4. Burchett (TN), 17. Greene (GA), 18. Greene (GA), and 49. Ogles (TN) Any amendments to arbitrarily and punitively eliminate or drastically cut salaries for federal government officials are personal financial attacks on individuals whose job it is to carry out the administration’s policies and are wholly inappropriate and unwarranted. Top officials directing important federal government business should be fairly paid for their work, and any attacks on government officials’ pay should be rejected.

6. Burchett (TN) This amendment would prohibit funding for the Special Presidential Envoy for Climate. Although the base bill prohibits funding for all special envoys, or substantially similar roles that have not been authorized by Congress, this provision singles out the Special Presidential Envoy for Climate for special attention, politicizing an issue and position that addresses the cross-cutting ways that climate change affects U.S foreign policy, diplomatic, and security interests. The Special Envoy is the face of the US in international diplomatic discussions around climate change, and without such dedicated leadership, the US risks ceding ground to other countries, weakening our standing with key partners, and undercutting our ability to shape the outcomes of critical and ongoing international climate negotiations.

9. Cammack (FL) Federal public interest agencies issue rules that protect public health and safety, preserve natural resources, safeguard our air and water, and provide other crucial benefits to people nationwide. Arbitrarily restricting rules would put the public and the environment at risk.

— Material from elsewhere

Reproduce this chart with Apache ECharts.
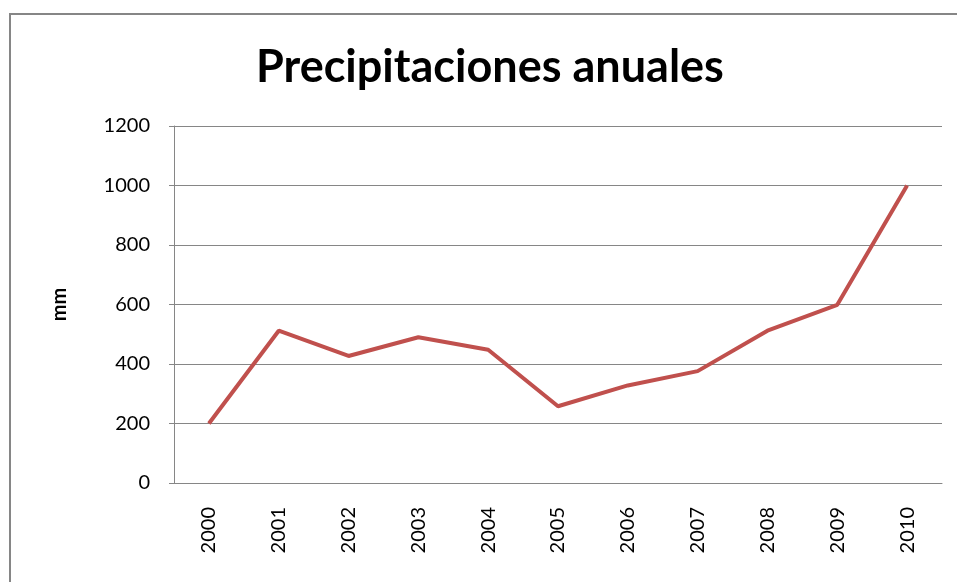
<!DOCTYPE html>
<html>
<head>
<meta charset="utf-8">
<script src="https://cdn.jsdelivr.net/npm/echarts@6/dist/echarts.min.js"></script>
<style>
  html, body { margin: 0; padding: 0; background: #fff; }
  #chart { width: 957px; height: 582px; }
</style>
</head>
<body>
<div id="chart"></div>
<script>
var years = ['2000','2001','2002','2003','2004','2005','2006','2007','2008','2009','2010'];
var rainfall = [200, 512, 427, 490, 448, 258, 328, 376, 512, 599, 1000];
var yTicks = { min: 0, max: 1200, interval: 200 };

var chart = echarts.init(document.getElementById('chart'));
var font = 'Lato, "Open Sans", sans-serif';
var opt = {
    animation: false,
    textStyle: { fontFamily: font },
    title: {
        text: 'Precipitaciones anuales',
        left: 251,
        top: 40,
        textStyle: { fontSize: 45, fontWeight: 'bold', color: '#000', fontFamily: font }
    },
    graphic: [{
        type: 'rect',
        shape: { x: 10, y: 14, width: 1000, height: 1000 },
        style: { fill: 'none', stroke: '#868686', lineWidth: 2 },
        silent: true
    }],
    grid: { left: 174, right: 15, top: 126, bottom: 99 },
    xAxis: {
        type: 'category',
        data: years,
        boundaryGap: true,
        axisLine: { lineStyle: { color: '#868686', width: 1 } },
        axisTick: { show: false },
        axisLabel: { rotate: 90, margin: 24, fontSize: 20, color: '#000', fontFamily: font }
    },
    yAxis: {
        type: 'value',
        min: yTicks.min,
        max: yTicks.max,
        interval: yTicks.interval,
        name: 'mm',
        nameLocation: 'middle',
        nameGap: 104,
        nameTextStyle: { fontSize: 20, fontWeight: 'bold', color: '#000', fontFamily: font },
        axisLine: { show: true, lineStyle: { color: '#868686', width: 1 } },
        axisTick: { show: true, length: 5, lineStyle: { color: '#868686' } },
        axisLabel: {
            margin: 24, fontSize: 20, color: '#000', fontFamily: font,
            formatter: function (v) { return String(v); }
        },
        splitLine: { lineStyle: { color: '#868686', width: 1 } }
    },
    series: [{
        type: 'line',
        data: rainfall,
        showSymbol: false,
        lineStyle: { color: '#c0504d', width: 4 }
    }]
};
chart.setOption(opt);
</script>
</body>
</html>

20. Greene (GA) This amendment to fully cut funding to USAID would undermine one of the world’s most important foreign assistance agencies. USAID plays a vital role in protecting globally important biodiversity and natural resources while also addressing climate change globally by partnering with under-resourced countries in their efforts to reduce emissions and build resilience to climate impacts.

59. Spartz (IN) and 68. Tiffany (WI) Barring discretionary funding for the UN would hamstring US influence in shaping global rules and norms at exactly the moment other major powers are seeking to maximize their influence and diminish the US’s role. A funding prohibition would undercut US influence in the mission of critical UN agencies such as UNICEF to protect children’s lives and fulfill their potential, the FAO to fight global hunger, and the UNFCCC to support the global response to the climate crisis.

63. Tenney (NY) President Biden’s Executive Order on Access to Voting is a critical effort to increase nonpartisan voter registration and participation when people interact with government agencies. This amendment would thwart common-sense, good-government innovations to better serve voters of all stripes, frustrating the goals of the decades-old, bipartisan National Voter Registration Act.